Ravenhill’s play is a masterclass in naturalism, one that shows how subtle and slippery naturalism as a form can be. Under Vicky Featherstone’s sensitive direction, sympathies and allegiances shift between characters as the evidence gathers. Was Edward justified in doling out punishment as an accepted, legal practice? Or should he have stuck to his principles, when he and Maureen declared themselves against the cane as student teachers? Did Edward reluctantly take on the role of Deputy Head, knowing that it involved caning, in order to support his family?
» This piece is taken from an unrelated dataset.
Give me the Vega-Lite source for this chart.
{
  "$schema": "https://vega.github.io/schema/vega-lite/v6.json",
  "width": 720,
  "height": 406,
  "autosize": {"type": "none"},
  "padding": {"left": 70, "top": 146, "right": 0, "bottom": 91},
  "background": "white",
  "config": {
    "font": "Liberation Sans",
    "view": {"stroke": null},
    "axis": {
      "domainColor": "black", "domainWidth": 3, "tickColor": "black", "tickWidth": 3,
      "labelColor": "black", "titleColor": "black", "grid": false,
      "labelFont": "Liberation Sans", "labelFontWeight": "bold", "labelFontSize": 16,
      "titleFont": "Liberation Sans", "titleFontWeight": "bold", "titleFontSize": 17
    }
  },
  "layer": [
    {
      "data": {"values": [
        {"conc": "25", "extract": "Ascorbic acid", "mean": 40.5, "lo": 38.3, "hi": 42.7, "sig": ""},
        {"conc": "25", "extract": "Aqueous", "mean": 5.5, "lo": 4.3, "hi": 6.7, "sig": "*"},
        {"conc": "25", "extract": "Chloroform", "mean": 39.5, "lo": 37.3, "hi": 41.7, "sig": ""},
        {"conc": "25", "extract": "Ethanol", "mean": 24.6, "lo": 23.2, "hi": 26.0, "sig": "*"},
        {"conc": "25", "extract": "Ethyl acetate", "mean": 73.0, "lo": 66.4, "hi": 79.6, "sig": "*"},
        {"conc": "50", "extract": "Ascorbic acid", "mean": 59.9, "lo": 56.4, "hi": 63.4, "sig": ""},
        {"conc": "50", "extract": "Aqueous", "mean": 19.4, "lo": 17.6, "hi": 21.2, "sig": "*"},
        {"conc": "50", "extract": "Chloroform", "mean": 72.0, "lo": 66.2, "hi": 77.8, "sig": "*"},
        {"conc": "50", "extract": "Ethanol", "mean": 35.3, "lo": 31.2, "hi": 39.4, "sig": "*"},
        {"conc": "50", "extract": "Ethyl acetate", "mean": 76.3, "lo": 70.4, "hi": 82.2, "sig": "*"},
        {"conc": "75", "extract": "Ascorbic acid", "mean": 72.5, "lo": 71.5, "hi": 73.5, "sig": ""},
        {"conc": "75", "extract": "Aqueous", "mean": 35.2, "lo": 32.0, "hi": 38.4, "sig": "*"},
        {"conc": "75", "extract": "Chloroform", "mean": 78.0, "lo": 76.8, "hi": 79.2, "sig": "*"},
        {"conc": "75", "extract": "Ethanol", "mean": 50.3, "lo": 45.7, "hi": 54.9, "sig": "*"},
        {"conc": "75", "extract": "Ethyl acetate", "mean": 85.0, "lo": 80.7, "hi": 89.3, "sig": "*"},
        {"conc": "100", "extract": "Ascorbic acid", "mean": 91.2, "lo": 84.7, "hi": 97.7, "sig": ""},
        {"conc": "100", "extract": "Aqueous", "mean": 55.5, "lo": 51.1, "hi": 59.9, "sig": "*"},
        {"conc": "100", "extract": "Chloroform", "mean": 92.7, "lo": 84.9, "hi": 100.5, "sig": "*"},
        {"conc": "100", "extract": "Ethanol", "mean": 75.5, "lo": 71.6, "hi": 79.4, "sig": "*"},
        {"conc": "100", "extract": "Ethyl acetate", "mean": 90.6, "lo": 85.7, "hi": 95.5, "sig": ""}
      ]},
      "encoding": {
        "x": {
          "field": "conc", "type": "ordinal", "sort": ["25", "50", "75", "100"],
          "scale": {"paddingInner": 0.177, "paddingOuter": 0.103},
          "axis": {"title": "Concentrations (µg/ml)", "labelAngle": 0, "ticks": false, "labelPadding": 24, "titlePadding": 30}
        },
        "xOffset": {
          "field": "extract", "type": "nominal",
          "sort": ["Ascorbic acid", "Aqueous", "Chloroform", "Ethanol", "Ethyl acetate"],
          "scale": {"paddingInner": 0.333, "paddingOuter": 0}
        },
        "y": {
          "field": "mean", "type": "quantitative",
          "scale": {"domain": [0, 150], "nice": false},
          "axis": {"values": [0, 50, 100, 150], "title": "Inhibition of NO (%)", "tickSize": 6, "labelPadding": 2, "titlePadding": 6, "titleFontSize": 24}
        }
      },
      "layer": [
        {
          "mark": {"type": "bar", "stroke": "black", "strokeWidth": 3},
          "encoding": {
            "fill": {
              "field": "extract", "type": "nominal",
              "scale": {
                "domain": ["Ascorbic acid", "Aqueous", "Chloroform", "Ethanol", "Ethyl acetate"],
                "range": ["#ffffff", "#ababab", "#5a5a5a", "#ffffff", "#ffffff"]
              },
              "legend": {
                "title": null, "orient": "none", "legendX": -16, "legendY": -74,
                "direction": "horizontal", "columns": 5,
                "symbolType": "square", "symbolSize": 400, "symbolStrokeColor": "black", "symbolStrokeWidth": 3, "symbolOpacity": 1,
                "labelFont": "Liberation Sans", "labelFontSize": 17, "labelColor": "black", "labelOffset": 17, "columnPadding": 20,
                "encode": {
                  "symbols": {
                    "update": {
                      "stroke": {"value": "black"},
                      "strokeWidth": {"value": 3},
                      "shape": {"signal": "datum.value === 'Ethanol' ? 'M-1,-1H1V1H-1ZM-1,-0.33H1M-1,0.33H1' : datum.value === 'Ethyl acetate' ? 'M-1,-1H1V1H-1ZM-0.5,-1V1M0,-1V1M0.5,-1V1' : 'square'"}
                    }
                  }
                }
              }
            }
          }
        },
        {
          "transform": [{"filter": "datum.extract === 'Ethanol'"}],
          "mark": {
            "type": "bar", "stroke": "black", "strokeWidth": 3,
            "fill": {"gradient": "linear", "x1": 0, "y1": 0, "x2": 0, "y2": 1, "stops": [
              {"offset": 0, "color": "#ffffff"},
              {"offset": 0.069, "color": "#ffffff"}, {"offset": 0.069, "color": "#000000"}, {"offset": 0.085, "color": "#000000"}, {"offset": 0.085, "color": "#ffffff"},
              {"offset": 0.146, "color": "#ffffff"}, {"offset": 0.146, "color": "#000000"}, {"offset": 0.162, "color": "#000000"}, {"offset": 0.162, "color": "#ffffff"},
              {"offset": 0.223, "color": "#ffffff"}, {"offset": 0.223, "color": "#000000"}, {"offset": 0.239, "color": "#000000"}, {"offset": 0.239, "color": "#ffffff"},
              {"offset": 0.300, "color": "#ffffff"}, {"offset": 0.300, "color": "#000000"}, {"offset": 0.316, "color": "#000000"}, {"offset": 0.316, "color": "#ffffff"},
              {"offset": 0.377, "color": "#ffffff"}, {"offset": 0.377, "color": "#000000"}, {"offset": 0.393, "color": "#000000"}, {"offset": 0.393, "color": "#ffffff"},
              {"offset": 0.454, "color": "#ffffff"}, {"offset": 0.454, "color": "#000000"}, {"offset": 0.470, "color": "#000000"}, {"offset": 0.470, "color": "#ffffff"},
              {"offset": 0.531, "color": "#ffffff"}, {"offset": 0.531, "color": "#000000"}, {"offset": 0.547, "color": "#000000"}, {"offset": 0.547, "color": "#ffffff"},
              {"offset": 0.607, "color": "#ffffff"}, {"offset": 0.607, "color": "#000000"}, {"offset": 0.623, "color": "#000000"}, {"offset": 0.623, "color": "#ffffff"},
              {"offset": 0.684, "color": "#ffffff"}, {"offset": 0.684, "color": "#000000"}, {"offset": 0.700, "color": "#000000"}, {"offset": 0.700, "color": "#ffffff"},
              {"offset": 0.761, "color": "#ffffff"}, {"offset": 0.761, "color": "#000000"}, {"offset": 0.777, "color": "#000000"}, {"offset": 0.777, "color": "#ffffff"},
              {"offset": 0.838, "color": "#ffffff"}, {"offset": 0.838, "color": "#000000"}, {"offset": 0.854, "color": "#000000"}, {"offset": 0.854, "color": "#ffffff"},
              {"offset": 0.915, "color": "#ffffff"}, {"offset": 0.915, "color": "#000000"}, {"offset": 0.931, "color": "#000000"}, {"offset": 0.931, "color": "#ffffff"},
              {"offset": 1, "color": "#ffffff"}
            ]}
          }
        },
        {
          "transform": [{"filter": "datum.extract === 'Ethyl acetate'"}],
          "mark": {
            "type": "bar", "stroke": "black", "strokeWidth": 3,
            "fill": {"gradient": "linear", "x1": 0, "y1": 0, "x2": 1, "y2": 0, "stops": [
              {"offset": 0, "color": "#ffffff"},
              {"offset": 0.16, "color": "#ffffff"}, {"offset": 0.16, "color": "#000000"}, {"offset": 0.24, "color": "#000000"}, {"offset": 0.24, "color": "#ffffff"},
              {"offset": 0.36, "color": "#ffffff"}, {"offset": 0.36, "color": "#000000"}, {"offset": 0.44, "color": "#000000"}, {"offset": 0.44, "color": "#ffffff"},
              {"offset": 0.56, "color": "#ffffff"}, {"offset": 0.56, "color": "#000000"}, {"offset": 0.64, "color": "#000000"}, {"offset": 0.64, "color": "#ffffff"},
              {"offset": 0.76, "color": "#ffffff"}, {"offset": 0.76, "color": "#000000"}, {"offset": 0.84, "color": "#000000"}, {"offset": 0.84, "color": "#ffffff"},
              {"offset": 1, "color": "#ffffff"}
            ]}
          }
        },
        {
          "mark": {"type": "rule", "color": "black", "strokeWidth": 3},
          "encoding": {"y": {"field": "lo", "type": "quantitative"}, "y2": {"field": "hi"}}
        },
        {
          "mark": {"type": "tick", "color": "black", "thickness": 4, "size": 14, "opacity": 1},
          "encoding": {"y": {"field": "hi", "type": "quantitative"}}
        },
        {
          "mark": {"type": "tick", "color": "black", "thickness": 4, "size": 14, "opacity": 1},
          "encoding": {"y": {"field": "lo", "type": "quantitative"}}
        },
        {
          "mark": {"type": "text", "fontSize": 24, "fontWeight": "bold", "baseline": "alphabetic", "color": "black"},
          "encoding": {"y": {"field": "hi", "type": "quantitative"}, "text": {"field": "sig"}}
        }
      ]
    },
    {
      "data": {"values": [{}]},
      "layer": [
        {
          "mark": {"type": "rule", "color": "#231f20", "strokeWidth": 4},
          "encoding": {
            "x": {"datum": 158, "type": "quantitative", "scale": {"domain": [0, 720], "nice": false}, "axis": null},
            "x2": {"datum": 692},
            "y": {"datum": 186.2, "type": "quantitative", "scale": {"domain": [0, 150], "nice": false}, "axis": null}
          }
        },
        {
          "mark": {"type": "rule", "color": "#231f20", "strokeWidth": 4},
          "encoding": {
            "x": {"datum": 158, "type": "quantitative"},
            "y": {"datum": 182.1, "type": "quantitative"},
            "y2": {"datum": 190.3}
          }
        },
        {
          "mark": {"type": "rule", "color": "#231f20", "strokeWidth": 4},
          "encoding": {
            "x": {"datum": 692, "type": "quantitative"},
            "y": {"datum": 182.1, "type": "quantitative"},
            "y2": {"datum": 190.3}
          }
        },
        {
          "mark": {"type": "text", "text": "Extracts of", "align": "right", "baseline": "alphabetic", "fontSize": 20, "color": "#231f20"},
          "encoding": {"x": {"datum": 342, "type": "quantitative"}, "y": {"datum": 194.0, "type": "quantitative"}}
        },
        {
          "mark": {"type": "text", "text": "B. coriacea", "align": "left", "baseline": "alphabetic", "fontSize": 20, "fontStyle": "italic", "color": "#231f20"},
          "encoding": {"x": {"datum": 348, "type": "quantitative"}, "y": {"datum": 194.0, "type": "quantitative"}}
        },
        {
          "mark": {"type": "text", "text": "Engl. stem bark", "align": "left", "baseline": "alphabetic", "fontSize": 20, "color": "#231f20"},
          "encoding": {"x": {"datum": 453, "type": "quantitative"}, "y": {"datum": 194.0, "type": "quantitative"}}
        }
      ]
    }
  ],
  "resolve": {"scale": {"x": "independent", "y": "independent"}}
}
Or did he like the power?
In the second half of the play, Anna, played by Nicola Walker with the defiance of a child and the steely control of a woman, dares her father to reveal his sadistic streak. Edward, who at first seems an amiable enough man in Alun Armstrong’s performance, displays terrifying flashes of misogynistic rage, calling his wife and daughter ‘bitch’ and ‘cunt’. The previously spiky Maureen cowers in the corner, intoning ‘I don’t want any more rage’, in a brilliant performance by Maggie Steed. The Cane reveals the latent, patriarchal violence of rules, whoever is upholding them.
Chloe Lamford’s set is a key part of the impact of the production. The drab, grey walls bear scars from when, Maureen says, as a child Anna chased her father round the room with an axe. Anna claims not to remember. Rotting stairs float up the walls, which extend to an impossibly high ceiling. The walls dwarf Anna and Maureen as, in the vein of the best dysfunctional family dramas, they find the sharpest language with which to hurt each other. The ceiling creeps down between the acts, compressing the oxygen in the room as the tension builds. The lowered ceiling reveals the attic, Edward’s hidey-hole of mementoes from the past that he has not been able to throw away. Yet, rather than the awe of revelation of the fantasy forest wonderland above an otherwise naturalistic set in Bunnie Christie’s design for Robert Icke’s The Wild Duck, Lamford’s attic has grey stone walls. There is no escape to imagination. Instead, the past returns insistently, through the battered décor, the ladder down from the attic, and the shared history of the family.
‘Is that it?’, Maureen asks, when Edward has finally brought down the cane from the attic and unwrapped it from its blanket swaddling. Over the course of the play, the cane has taken on such a great symbolic stature that seeing how small and slight it is cannot help but be a disappointment. All this over a piece of wood? But it’s not just a piece of wood. It represents state-sanctioned abuses of power, colonial rule, patriarchy. Edward’s final monologue, which Armstrong delivers staring directly at the audience as the ceiling closes in on him, even draws parallels with the tribunals of ageing war criminals. The Cane brilliantly, troublingly asks, how do we reckon with uncomfortable histories (for uncomfortable read violent) without diminishing or palliating them? How do we take responsibility and who should take responsibility? Can an apology ever be sufficient?